Termino mi entrada con mi tercera impresión, esta muy reciente, de este 2023, tanto como la tentación del Tribunal Constitucional en materia penal de reconformar el marco constitucional para proceder a su labor de inspección de encaje de la norma penal. A él se ha referido no en términos críticos, que sería a mi juicio lo propio en un sistema democrático, sino laudatorios, la Magistrada Balaguer en su reciente Voto a la segunda sentencia del aborto:

El problema constitucional llamado a ser resuelto exige de una interpretación constructiva, que, no por ser poco empleada o poco frecuente, queda fuera de los márgenes de las facultades constitucionalmente reconocidas al Tribunal Constitucional”.

Este constructivismo se practica en la STC 19/2023 cuando se afirma que

la decisión libre y consciente de morir de quien se halla en situaciones de sufrimiento personal extremo, provocadas por enfermedades graves incurables o profundamente incapacitantes, presenta una dimensión iusfundamental”, derivada del “derecho a la integridad personal del art. 15 CE” en conexión “con los principios de dignidad y libre desarrollo de la personalidad (art. 10.1 CE)”.

Esta afirmación nos llevaría quizás a la ambiciosa conclusión de que no solo es constitucional lo que hay hoy, cosa que comparto respecto a esa ley, sino de que era inconstitucional lo que había ayer, en un estrechamiento del legítimo debate democrático y en una especie de curioso contraamparo para los recurrentes: tú me dices que la ley nueva es inconstitucional y yo te respondo que lo que era inconstitucional era la ley anterior.

No creo, en fin, que para este viaje hicieran falta tantas alforjas, esta visión tan creativa del artículo 15 CE de consecuencias imprevisibles (¿autodeterminación vital solo para el contexto eutanásico?).
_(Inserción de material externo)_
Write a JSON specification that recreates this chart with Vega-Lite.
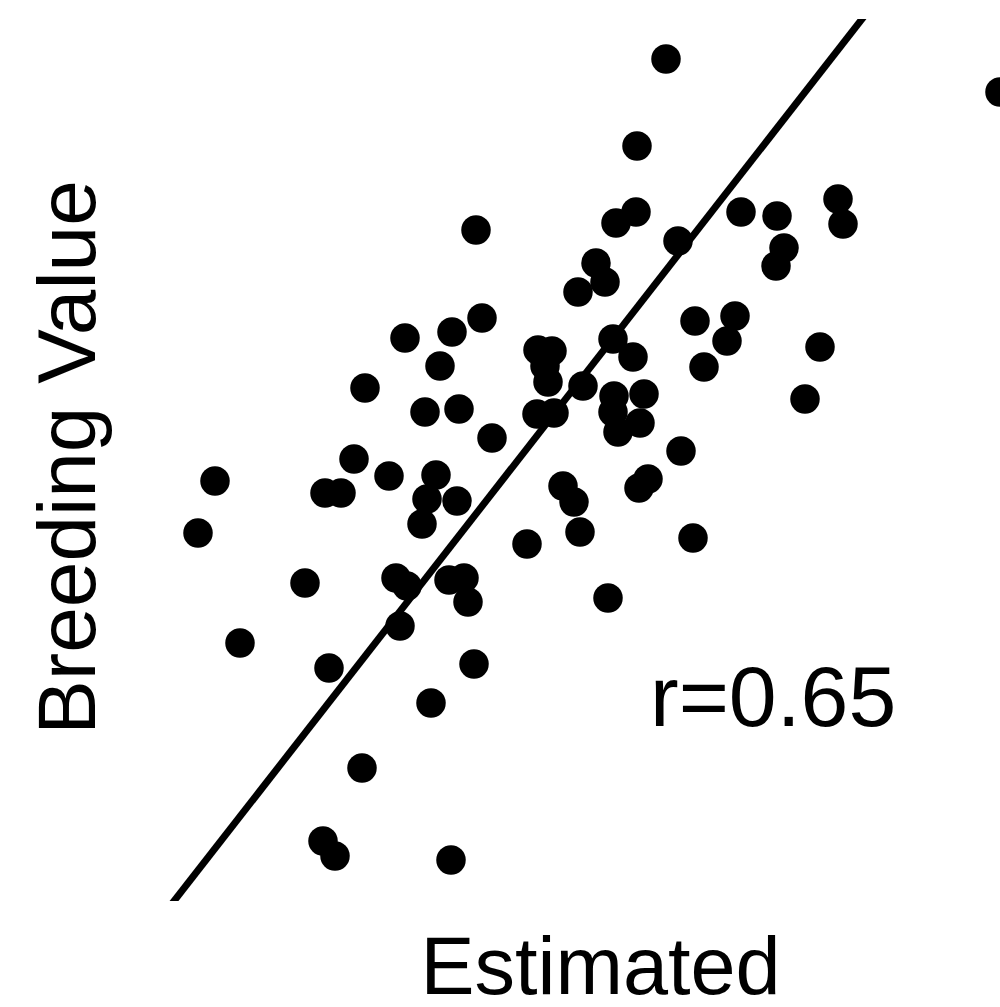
{
  "$schema": "https://vega.github.io/schema/vega-lite/v6.json",
  "autosize": {"type": "none"},
  "width": 834,
  "height": 882,
  "padding": {"left": 166, "top": 19, "right": 0, "bottom": 106},
  "background": "white",
  "config": {"view": {"stroke": null}},
  "layer": [
    {
      "data": {"values": [
        {"est": 0.66, "bv": 4.01}, {"est": 4.00, "bv": 3.68}, {"est": 0.37, "bv": 3.14}, {"est": 2.38, "bv": 2.61},
        {"est": 2.43, "bv": 2.36}, {"est": 1.41, "bv": 2.48}, {"est": 1.77, "bv": 2.44}, {"est": 1.84, "bv": 2.12},
        {"est": 1.76, "bv": 1.94}, {"est": 0.36, "bv": 2.48}, {"est": 0.16, "bv": 2.37}, {"est": 0.78, "bv": 2.19},
        {"est": -1.24, "bv": 2.30}, {"est": -0.04, "bv": 1.97}, {"est": 0.05, "bv": 1.78}, {"est": -0.22, "bv": 1.68},
        {"est": -1.18, "bv": 1.42}, {"est": -1.48, "bv": 1.28}, {"est": -1.95, "bv": 1.22}, {"est": -1.60, "bv": 0.94},
        {"est": -2.35, "bv": 0.72}, {"est": 0.95, "bv": 1.39}, {"est": 1.35, "bv": 1.44}, {"est": 1.27, "bv": 1.19},
        {"est": 1.04, "bv": 0.93}, {"est": 2.20, "bv": 1.13}, {"est": 2.05, "bv": 0.61}, {"est": 0.13, "bv": 1.21},
        {"est": 0.33, "bv": 1.03}, {"est": -0.62, "bv": 1.10}, {"est": -0.48, "bv": 1.09}, {"est": -0.55, "bv": 0.94},
        {"est": -0.52, "bv": 0.78}, {"est": -0.17, "bv": 0.74}, {"est": 0.14, "bv": 0.64}, {"est": 0.44, "bv": 0.66},
        {"est": 0.13, "bv": 0.48}, {"est": 0.40, "bv": 0.37}, {"est": 0.18, "bv": 0.28}, {"est": -0.63, "bv": 0.46},
        {"est": -0.46, "bv": 0.47}, {"est": -1.75, "bv": 0.48}, {"est": -1.41, "bv": 0.51}, {"est": -1.08, "bv": 0.22},
        {"est": -2.46, "bv": 0.01}, {"est": -2.11, "bv": -0.16}, {"est": -1.64, "bv": -0.15}, {"est": -1.73, "bv": -0.39},
        {"est": -1.43, "bv": -0.41}, {"est": -1.78, "bv": -0.64}, {"est": -2.75, "bv": -0.33}, {"est": -2.59, "bv": -0.33},
        {"est": -3.85, "bv": -0.21}, {"est": -4.02, "bv": -0.73}, {"est": 0.81, "bv": 0.09}, {"est": 0.48, "bv": -0.19},
        {"est": 0.39, "bv": -0.28}, {"est": -0.37, "bv": -0.26}, {"est": -0.26, "bv": -0.42}, {"est": -0.20, "bv": -0.72},
        {"est": -0.73, "bv": -0.84}, {"est": 0.93, "bv": -0.78}, {"est": -2.95, "bv": -1.23}, {"est": -2.04, "bv": -1.18},
        {"est": -1.93, "bv": -1.26}, {"est": -1.51, "bv": -1.20}, {"est": -1.36, "bv": -1.18}, {"est": -1.32, "bv": -1.42},
        {"est": 0.08, "bv": -1.38}, {"est": -2.00, "bv": -1.66}, {"est": -3.60, "bv": -1.83}, {"est": -2.71, "bv": -2.08},
        {"est": -1.26, "bv": -2.04}, {"est": -1.69, "bv": -2.43}, {"est": -2.38, "bv": -3.08}, {"est": -2.77, "bv": -3.81},
        {"est": -2.65, "bv": -3.96}, {"est": -1.49, "bv": -4.00}
      ]},
      "mark": {"type": "circle", "size": 870, "opacity": 1, "color": "black"},
      "encoding": {
        "x": {"field": "est", "type": "quantitative", "scale": {"domain": [-4.34, 4.0], "nice": false, "zero": false},
          "axis": {"title": "Estimated", "domain": false, "ticks": false, "labels": false, "grid": false,
            "titleFont": "Liberation Sans", "titleFontSize": 81, "titleFontWeight": "normal", "titleColor": "black",
            "titleX": 434, "titleY": 92, "titleBaseline": "alphabetic", "titleAlign": "center"}},
        "y": {"field": "bv", "type": "quantitative", "scale": {"domain": [-4.41, 4.41], "nice": false, "zero": false},
          "axis": {"title": "Breeding Value", "domain": false, "ticks": false, "labels": false, "grid": false,
            "titleFont": "Liberation Sans", "titleFontSize": 82, "titleFontWeight": "normal", "titleColor": "black",
            "titleAngle": -90, "titleX": -72, "titleY": 438, "titleBaseline": "alphabetic", "titleAlign": "center"}}
      }
    },
    {
      "data": {"values": [{"est": -4.5, "bv": -4.718}, {"est": 3.0, "bv": 4.897}]},
      "mark": {"type": "line", "clip": true, "color": "black", "strokeWidth": 7},
      "encoding": {
        "x": {"field": "est", "type": "quantitative"},
        "y": {"field": "bv", "type": "quantitative"}
      }
    },
    {
      "data": {"values": [{"est": 0.50, "bv": -2.66, "label": "r=0.65"}]},
      "mark": {"type": "text", "font": "Liberation Sans", "fontSize": 86, "align": "left", "baseline": "alphabetic", "color": "black"},
      "encoding": {
        "x": {"field": "est", "type": "quantitative"},
        "y": {"field": "bv", "type": "quantitative"},
        "text": {"field": "label"}
      }
    }
  ]
}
Y me parece, volviendo a Bovero, que, dentro de lo malo, no estaríamos ante esa temida deriva de conversión del Constitucional en supralegislador y frente al legislador (como en Colombia en materia de aborto o en Costa Rica en materia de matrimonio igualitario), sino bien al contrario ante un modo, insisto que innecesario, de deferencia con el legislador.